Source code of charts:
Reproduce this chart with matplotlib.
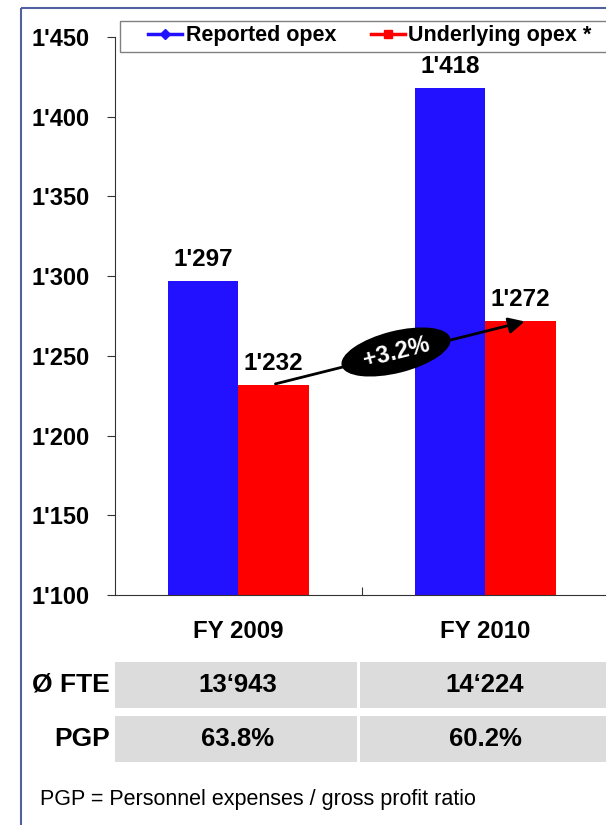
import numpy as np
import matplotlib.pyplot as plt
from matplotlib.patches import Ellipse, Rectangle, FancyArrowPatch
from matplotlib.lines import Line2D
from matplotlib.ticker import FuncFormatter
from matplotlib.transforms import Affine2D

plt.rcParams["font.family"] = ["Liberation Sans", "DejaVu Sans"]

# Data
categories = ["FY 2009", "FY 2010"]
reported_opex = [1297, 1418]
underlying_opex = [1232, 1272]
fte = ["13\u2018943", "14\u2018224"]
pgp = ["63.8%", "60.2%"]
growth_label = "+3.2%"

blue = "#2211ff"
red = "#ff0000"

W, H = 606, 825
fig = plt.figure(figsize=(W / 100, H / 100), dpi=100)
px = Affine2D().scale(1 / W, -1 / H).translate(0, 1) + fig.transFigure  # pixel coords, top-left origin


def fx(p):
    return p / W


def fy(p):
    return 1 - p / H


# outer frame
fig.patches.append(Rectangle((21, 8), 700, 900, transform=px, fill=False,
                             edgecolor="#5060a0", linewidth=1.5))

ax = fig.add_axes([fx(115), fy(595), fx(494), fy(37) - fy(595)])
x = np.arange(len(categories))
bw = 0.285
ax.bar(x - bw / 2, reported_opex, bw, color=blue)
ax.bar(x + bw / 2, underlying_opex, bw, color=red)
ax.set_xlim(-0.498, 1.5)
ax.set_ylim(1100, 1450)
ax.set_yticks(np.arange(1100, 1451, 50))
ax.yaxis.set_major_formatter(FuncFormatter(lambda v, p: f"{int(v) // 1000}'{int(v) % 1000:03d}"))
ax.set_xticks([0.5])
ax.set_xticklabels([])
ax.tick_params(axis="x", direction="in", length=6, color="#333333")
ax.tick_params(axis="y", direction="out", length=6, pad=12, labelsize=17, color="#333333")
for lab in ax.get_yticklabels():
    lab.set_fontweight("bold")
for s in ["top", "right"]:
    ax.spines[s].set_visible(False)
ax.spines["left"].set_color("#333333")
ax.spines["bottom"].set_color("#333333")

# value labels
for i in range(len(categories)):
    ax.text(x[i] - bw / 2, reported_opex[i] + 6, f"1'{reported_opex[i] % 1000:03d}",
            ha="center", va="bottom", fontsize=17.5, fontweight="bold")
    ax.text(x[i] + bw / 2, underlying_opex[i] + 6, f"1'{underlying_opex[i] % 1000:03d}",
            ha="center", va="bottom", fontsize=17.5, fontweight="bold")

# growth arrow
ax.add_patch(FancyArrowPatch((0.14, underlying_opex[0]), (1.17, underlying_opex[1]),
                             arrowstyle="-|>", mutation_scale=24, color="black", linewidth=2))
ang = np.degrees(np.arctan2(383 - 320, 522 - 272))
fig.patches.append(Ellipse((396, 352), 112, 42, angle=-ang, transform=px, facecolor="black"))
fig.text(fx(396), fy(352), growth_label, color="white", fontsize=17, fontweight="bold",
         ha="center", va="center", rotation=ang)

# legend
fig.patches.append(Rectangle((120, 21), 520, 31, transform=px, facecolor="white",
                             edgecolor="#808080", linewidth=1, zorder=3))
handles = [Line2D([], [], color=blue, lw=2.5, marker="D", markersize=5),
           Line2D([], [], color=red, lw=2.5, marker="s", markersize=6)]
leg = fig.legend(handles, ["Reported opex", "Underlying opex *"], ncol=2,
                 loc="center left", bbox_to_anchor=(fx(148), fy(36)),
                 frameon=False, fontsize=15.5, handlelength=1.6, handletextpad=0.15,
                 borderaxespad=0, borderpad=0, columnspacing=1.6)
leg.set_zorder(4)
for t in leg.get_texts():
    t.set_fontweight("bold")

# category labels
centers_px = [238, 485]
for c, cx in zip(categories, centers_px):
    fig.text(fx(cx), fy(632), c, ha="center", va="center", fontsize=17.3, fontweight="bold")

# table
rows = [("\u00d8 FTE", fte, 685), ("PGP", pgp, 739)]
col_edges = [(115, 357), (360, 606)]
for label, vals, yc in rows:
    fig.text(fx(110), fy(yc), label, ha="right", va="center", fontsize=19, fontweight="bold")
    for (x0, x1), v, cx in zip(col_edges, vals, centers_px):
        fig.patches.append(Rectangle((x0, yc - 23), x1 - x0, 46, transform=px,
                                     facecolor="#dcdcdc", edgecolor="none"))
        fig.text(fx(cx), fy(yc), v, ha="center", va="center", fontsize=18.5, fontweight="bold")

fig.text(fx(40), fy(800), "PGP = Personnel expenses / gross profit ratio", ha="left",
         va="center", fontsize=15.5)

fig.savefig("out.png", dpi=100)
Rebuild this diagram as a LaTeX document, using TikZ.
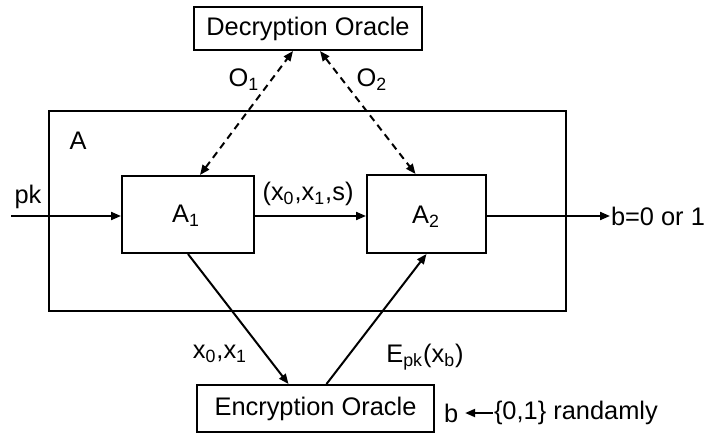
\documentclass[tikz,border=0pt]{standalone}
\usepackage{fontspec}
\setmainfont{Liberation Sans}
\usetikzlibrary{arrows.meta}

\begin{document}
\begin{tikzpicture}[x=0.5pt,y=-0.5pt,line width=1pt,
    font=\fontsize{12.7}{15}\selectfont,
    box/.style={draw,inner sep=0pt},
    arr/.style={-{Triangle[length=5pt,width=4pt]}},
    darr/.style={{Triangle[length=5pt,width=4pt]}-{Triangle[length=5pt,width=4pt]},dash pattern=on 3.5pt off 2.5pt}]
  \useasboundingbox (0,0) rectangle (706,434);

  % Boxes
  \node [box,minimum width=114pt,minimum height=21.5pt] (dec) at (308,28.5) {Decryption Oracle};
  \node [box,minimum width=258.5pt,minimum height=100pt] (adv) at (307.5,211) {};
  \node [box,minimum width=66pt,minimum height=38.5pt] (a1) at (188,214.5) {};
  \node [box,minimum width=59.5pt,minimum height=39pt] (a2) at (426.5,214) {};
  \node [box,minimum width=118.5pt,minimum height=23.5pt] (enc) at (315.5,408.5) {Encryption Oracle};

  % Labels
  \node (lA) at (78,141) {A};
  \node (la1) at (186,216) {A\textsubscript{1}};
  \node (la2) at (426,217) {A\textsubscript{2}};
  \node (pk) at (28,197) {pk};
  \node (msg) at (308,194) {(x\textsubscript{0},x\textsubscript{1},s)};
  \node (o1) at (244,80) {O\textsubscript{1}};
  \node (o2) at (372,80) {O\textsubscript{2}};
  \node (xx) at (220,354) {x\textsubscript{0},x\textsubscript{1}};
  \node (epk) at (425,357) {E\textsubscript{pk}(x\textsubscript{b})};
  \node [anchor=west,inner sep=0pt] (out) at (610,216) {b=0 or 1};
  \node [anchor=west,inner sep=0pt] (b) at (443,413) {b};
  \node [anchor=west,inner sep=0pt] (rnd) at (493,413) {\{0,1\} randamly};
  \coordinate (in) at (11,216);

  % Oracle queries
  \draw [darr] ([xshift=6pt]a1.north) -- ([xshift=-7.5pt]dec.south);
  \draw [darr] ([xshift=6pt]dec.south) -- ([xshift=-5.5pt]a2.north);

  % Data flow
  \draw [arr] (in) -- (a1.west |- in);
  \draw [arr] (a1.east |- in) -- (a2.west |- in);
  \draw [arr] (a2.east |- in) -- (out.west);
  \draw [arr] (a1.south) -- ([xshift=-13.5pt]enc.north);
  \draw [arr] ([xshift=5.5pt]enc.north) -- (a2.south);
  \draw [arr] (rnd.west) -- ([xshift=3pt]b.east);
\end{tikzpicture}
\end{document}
* * *
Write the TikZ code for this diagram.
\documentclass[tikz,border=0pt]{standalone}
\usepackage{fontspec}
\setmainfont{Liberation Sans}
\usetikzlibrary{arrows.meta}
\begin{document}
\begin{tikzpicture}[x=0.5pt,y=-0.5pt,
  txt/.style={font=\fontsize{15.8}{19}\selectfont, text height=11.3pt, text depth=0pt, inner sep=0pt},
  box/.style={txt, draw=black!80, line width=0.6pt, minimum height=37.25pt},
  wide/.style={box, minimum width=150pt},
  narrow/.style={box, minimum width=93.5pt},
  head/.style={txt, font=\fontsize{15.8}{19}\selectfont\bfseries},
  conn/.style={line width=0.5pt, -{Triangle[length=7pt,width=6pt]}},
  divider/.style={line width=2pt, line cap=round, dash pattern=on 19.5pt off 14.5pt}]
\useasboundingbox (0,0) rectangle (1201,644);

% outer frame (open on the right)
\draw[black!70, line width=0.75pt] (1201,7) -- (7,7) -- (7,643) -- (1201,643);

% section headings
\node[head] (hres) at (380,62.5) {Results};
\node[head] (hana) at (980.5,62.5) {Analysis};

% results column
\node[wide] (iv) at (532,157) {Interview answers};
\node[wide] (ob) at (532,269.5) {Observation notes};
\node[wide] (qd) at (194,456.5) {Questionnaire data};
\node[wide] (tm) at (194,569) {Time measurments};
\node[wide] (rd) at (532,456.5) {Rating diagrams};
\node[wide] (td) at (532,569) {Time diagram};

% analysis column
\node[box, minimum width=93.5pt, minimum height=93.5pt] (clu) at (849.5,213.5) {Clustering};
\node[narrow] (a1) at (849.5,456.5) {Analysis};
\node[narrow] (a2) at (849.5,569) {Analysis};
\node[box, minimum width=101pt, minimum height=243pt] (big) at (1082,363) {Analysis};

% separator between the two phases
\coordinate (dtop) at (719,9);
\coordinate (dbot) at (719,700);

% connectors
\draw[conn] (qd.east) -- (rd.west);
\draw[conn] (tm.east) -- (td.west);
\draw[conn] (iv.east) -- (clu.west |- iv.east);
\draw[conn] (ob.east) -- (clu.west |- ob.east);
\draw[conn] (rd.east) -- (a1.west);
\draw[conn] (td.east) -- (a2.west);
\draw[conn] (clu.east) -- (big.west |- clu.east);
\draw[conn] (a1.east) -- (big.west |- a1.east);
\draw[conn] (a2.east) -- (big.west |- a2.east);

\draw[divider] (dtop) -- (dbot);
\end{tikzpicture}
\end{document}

• The exercise
Gather all lines with the string "this" from the data.

• Full output
Reproduce this chart with matplotlib.
Rebuild this diagram as a LaTeX document, using TikZ.
Write the TikZ code for this diagram.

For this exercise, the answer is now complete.